_AIM OF THE EXERCISE:_ Reproduce the records below exactly, leaving out any pictures.

┄┄┄┄┄┄┄┄┄┄┄┄┄┄┄┄┄┄┄┄

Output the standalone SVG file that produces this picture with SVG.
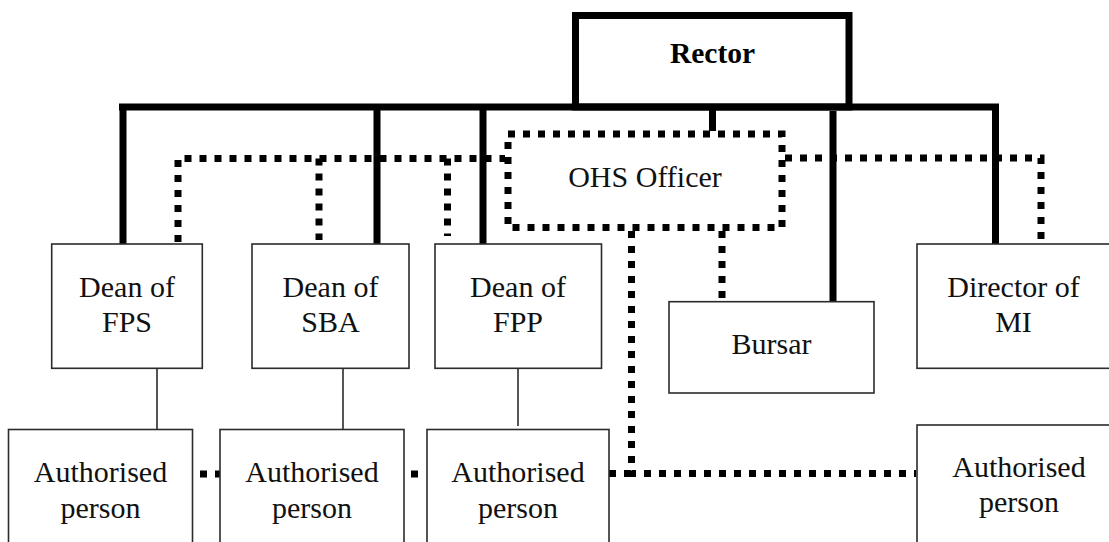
<svg xmlns="http://www.w3.org/2000/svg" width="1109" height="542" viewBox="0 0 1109 542">
<style>
.box{fill:#fff;stroke:#2b2b2b;stroke-width:1.6}
.thick{fill:none;stroke:#000;stroke-width:7}
.dot{fill:none;stroke:#000;stroke-width:7;stroke-dasharray:7 8}
.thin{fill:none;stroke:#2b2b2b;stroke-width:1.6}
text{font-family:"Liberation Serif","Times New Roman",serif;font-size:30px;fill:#111;text-anchor:middle}
.b{font-weight:bold;fill:#000;font-size:29.5px}
</style>
<rect width="1109" height="542" fill="#fff"/>
<g id="connectors">
<path class="thick" d="M119 107 H999"/>
<path class="thick" d="M123 107 V244"/>
<path class="thick" d="M377 107 V244"/>
<path class="thick" d="M483 107 V244"/>
<path class="thick" d="M712.5 107 V131"/>
<path class="thick" d="M833 111 V301"/>
<path class="thick" d="M995.5 107 V244"/>
<path class="dot" d="M178 242 V158.5 H505"/>
<path class="dot" d="M319 158.5 V240"/>
<path class="dot" d="M447.5 158.5 V236"/>
<path class="dot" d="M785 158 H1041 V244"/>
<path class="dot" d="M631.5 231 V473.5 H916"/>
<path class="dot" d="M609 473.5 H631.5"/>
<path class="dot" d="M722 231 V298"/>
<path class="dot" d="M200 474 H220"/>
<path class="dot" d="M411 474 H418"/>
<path class="thin" d="M157 368 V430"/>
<path class="thin" d="M343 338 V430"/>
<path class="thin" d="M518 368 V426"/>
</g>
<g id="rector">
<rect x="575.5" y="15.5" width="273.5" height="91.5" fill="none" stroke="#000" stroke-width="7"/>
<text class="b" x="712.5" y="63">Rector</text>
</g>
<g id="ohs">
<rect x="508" y="134" width="274" height="93.5" class="dot"/>
<text x="645" y="187">OHS Officer</text>
</g>
<g id="dean-fps">
<rect class="box" x="51.7" y="244" width="150.6" height="124.3"/>
<text x="127" y="297">Dean of</text>
<text x="127" y="332">FPS</text>
</g>
<g id="dean-sba">
<rect class="box" x="252" y="244" width="157" height="124.3"/>
<text x="330.5" y="297">Dean of</text>
<text x="330.5" y="332">SBA</text>
</g>
<g id="dean-fpp">
<rect class="box" x="435" y="244" width="166.5" height="124.3"/>
<text x="518" y="297">Dean of</text>
<text x="518" y="332">FPP</text>
</g>
<g id="bursar">
<rect class="box" x="669" y="301.7" width="205" height="91.3"/>
<text x="771.5" y="354">Bursar</text>
</g>
<g id="director-mi">
<rect class="box" x="917" y="244" width="200" height="124.3"/>
<text x="1013.5" y="297">Director of</text>
<text x="1013.5" y="332">MI</text>
</g>
<g id="auth1">
<rect class="box" x="8.5" y="429.5" width="184" height="130"/>
<text x="100.5" y="482">Authorised</text>
<text x="100.5" y="518">person</text>
</g>
<g id="auth2">
<rect class="box" x="220" y="429.5" width="184" height="130"/>
<text x="312" y="482">Authorised</text>
<text x="312" y="518">person</text>
</g>
<g id="auth3">
<rect class="box" x="427" y="429.5" width="182" height="130"/>
<text x="518" y="482">Authorised</text>
<text x="518" y="518">person</text>
</g>
<g id="auth4">
<rect class="box" x="917" y="425" width="200" height="135"/>
<text x="1019" y="477">Authorised</text>
<text x="1019" y="512">person</text>
</g>
</svg>
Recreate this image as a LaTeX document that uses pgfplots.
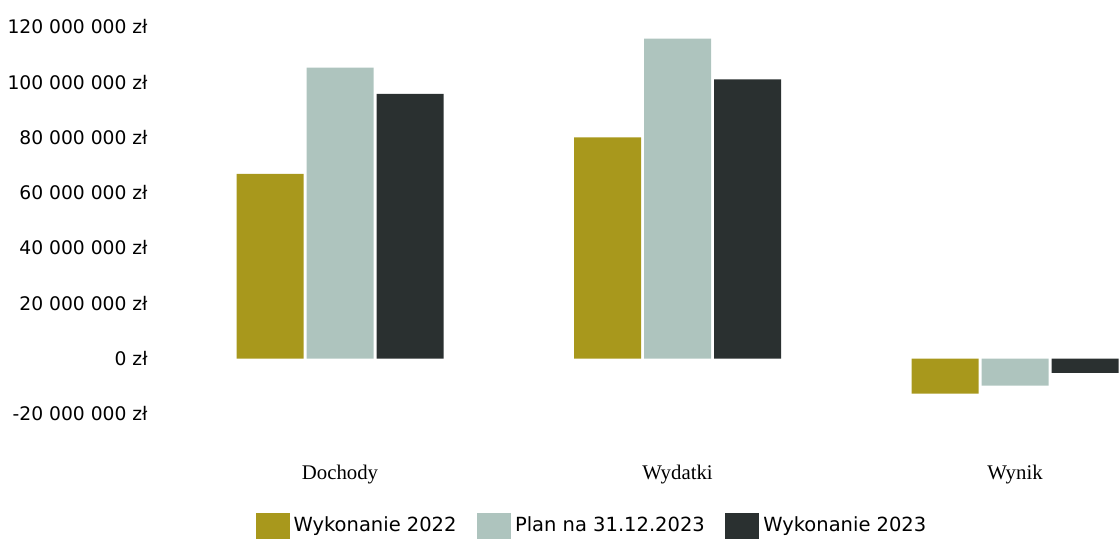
\documentclass[border=0pt]{standalone}
\usepackage{fontspec}
\setmainfont{DejaVu Sans}
\newfontfamily\catfont{Liberation Serif}
\usepackage{pgfplots}
\pgfplotsset{compat=1.18}
\definecolor{colA}{RGB}{168,152,28}
\definecolor{colB}{RGB}{174,196,190}
\definecolor{colC}{RGB}{42,48,48}
\begin{document}
\begin{tikzpicture}
\path (0,0) rectangle (559.5pt,279.5pt);
\begin{axis}[
  at={(85pt,72.5pt)}, anchor=south west,
  scale only axis, width=474.5pt, height=193.65pt,
  xmin=-0.5037, xmax=2.3081,
  ymin=-20000000, ymax=120000000,
  scaled y ticks=false,
  ybar=1.5pt, bar width=33.5pt,
  axis line style={draw=none},
  tick style={draw=none},
  clip=false,
  xtick={0,1,2},
  xticklabels={Dochody,Wydatki,Wynik},
  xticklabel style={font=\catfont\fontsize{10.4}{12}\selectfont, anchor=center, inner sep=0pt, yshift=-26pt},
  ytick={-20000000,0,20000000,40000000,60000000,80000000,100000000,120000000},
  yticklabels={-20 000 000 zł,0 zł,20 000 000 zł,40 000 000 zł,60 000 000 zł,80 000 000 zł,100 000 000 zł,120 000 000 zł},
  yticklabel style={font=\fontsize{9.35}{11}\selectfont, anchor=east, inner sep=0pt, xshift=-11pt},
  legend columns=3,
  legend style={draw=none, at={(0.4457,-0.289)}, anchor=center, font=\fontsize{9.75}{11}\selectfont,
    /tikz/every even column/.append style={column sep=8.25pt}},
  legend image code/.code={\fill[#1] (0pt,-6.5pt) rectangle (17pt,6.5pt);},
]
\addplot[fill=colA, draw=none] coordinates {(0,66800000) (1,80000000) (2,-12600000)};
\addplot[fill=colB, draw=none] coordinates {(0,105200000) (1,115700000) (2,-9700000)};
\addplot[fill=colC, draw=none] coordinates {(0,95700000) (1,101000000) (2,-5100000)};
\legend{Wykonanie 2022,Plan na 31.12.2023,Wykonanie 2023}
\end{axis}
\pgfresetboundingbox
\path (0,0) rectangle (559.5pt,279.5pt);
\end{tikzpicture}
\end{document}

┄┄┄┄┄┄┄┄┄┄┄┄┄┄┄┄┄┄┄┄

_SOLUTION TO THE EXERCISE:_
Output the standalone SVG file that produces this picture with SVG.
<svg xmlns="http://www.w3.org/2000/svg" width="1109" height="542" viewBox="0 0 1109 542">
<style>
.box{fill:#fff;stroke:#2b2b2b;stroke-width:1.6}
.thick{fill:none;stroke:#000;stroke-width:7}
.dot{fill:none;stroke:#000;stroke-width:7;stroke-dasharray:7 8}
.thin{fill:none;stroke:#2b2b2b;stroke-width:1.6}
text{font-family:"Liberation Serif","Times New Roman",serif;font-size:30px;fill:#111;text-anchor:middle}
.b{font-weight:bold;fill:#000;font-size:29.5px}
</style>
<rect width="1109" height="542" fill="#fff"/>
<g id="connectors">
<path class="thick" d="M119 107 H999"/>
<path class="thick" d="M123 107 V244"/>
<path class="thick" d="M377 107 V244"/>
<path class="thick" d="M483 107 V244"/>
<path class="thick" d="M712.5 107 V131"/>
<path class="thick" d="M833 111 V301"/>
<path class="thick" d="M995.5 107 V244"/>
<path class="dot" d="M178 242 V158.5 H505"/>
<path class="dot" d="M319 158.5 V240"/>
<path class="dot" d="M447.5 158.5 V236"/>
<path class="dot" d="M785 158 H1041 V244"/>
<path class="dot" d="M631.5 231 V473.5 H916"/>
<path class="dot" d="M609 473.5 H631.5"/>
<path class="dot" d="M722 231 V298"/>
<path class="dot" d="M200 474 H220"/>
<path class="dot" d="M411 474 H418"/>
<path class="thin" d="M157 368 V430"/>
<path class="thin" d="M343 338 V430"/>
<path class="thin" d="M518 368 V426"/>
</g>
<g id="rector">
<rect x="575.5" y="15.5" width="273.5" height="91.5" fill="none" stroke="#000" stroke-width="7"/>
<text class="b" x="712.5" y="63">Rector</text>
</g>
<g id="ohs">
<rect x="508" y="134" width="274" height="93.5" class="dot"/>
<text x="645" y="187">OHS Officer</text>
</g>
<g id="dean-fps">
<rect class="box" x="51.7" y="244" width="150.6" height="124.3"/>
<text x="127" y="297">Dean of</text>
<text x="127" y="332">FPS</text>
</g>
<g id="dean-sba">
<rect class="box" x="252" y="244" width="157" height="124.3"/>
<text x="330.5" y="297">Dean of</text>
<text x="330.5" y="332">SBA</text>
</g>
<g id="dean-fpp">
<rect class="box" x="435" y="244" width="166.5" height="124.3"/>
<text x="518" y="297">Dean of</text>
<text x="518" y="332">FPP</text>
</g>
<g id="bursar">
<rect class="box" x="669" y="301.7" width="205" height="91.3"/>
<text x="771.5" y="354">Bursar</text>
</g>
<g id="director-mi">
<rect class="box" x="917" y="244" width="200" height="124.3"/>
<text x="1013.5" y="297">Director of</text>
<text x="1013.5" y="332">MI</text>
</g>
<g id="auth1">
<rect class="box" x="8.5" y="429.5" width="184" height="130"/>
<text x="100.5" y="482">Authorised</text>
<text x="100.5" y="518">person</text>
</g>
<g id="auth2">
<rect class="box" x="220" y="429.5" width="184" height="130"/>
<text x="312" y="482">Authorised</text>
<text x="312" y="518">person</text>
</g>
<g id="auth3">
<rect class="box" x="427" y="429.5" width="182" height="130"/>
<text x="518" y="482">Authorised</text>
<text x="518" y="518">person</text>
</g>
<g id="auth4">
<rect class="box" x="917" y="425" width="200" height="135"/>
<text x="1019" y="477">Authorised</text>
<text x="1019" y="512">person</text>
</g>
</svg>
Recreate this image as a LaTeX document that uses pgfplots.
\documentclass[border=0pt]{standalone}
\usepackage{fontspec}
\setmainfont{DejaVu Sans}
\newfontfamily\catfont{Liberation Serif}
\usepackage{pgfplots}
\pgfplotsset{compat=1.18}
\definecolor{colA}{RGB}{168,152,28}
\definecolor{colB}{RGB}{174,196,190}
\definecolor{colC}{RGB}{42,48,48}
\begin{document}
\begin{tikzpicture}
\path (0,0) rectangle (559.5pt,279.5pt);
\begin{axis}[
  at={(85pt,72.5pt)}, anchor=south west,
  scale only axis, width=474.5pt, height=193.65pt,
  xmin=-0.5037, xmax=2.3081,
  ymin=-20000000, ymax=120000000,
  scaled y ticks=false,
  ybar=1.5pt, bar width=33.5pt,
  axis line style={draw=none},
  tick style={draw=none},
  clip=false,
  xtick={0,1,2},
  xticklabels={Dochody,Wydatki,Wynik},
  xticklabel style={font=\catfont\fontsize{10.4}{12}\selectfont, anchor=center, inner sep=0pt, yshift=-26pt},
  ytick={-20000000,0,20000000,40000000,60000000,80000000,100000000,120000000},
  yticklabels={-20 000 000 zł,0 zł,20 000 000 zł,40 000 000 zł,60 000 000 zł,80 000 000 zł,100 000 000 zł,120 000 000 zł},
  yticklabel style={font=\fontsize{9.35}{11}\selectfont, anchor=east, inner sep=0pt, xshift=-11pt},
  legend columns=3,
  legend style={draw=none, at={(0.4457,-0.289)}, anchor=center, font=\fontsize{9.75}{11}\selectfont,
    /tikz/every even column/.append style={column sep=8.25pt}},
  legend image code/.code={\fill[#1] (0pt,-6.5pt) rectangle (17pt,6.5pt);},
]
\addplot[fill=colA, draw=none] coordinates {(0,66800000) (1,80000000) (2,-12600000)};
\addplot[fill=colB, draw=none] coordinates {(0,105200000) (1,115700000) (2,-9700000)};
\addplot[fill=colC, draw=none] coordinates {(0,95700000) (1,101000000) (2,-5100000)};
\legend{Wykonanie 2022,Plan na 31.12.2023,Wykonanie 2023}
\end{axis}
\pgfresetboundingbox
\path (0,0) rectangle (559.5pt,279.5pt);
\end{tikzpicture}
\end{document}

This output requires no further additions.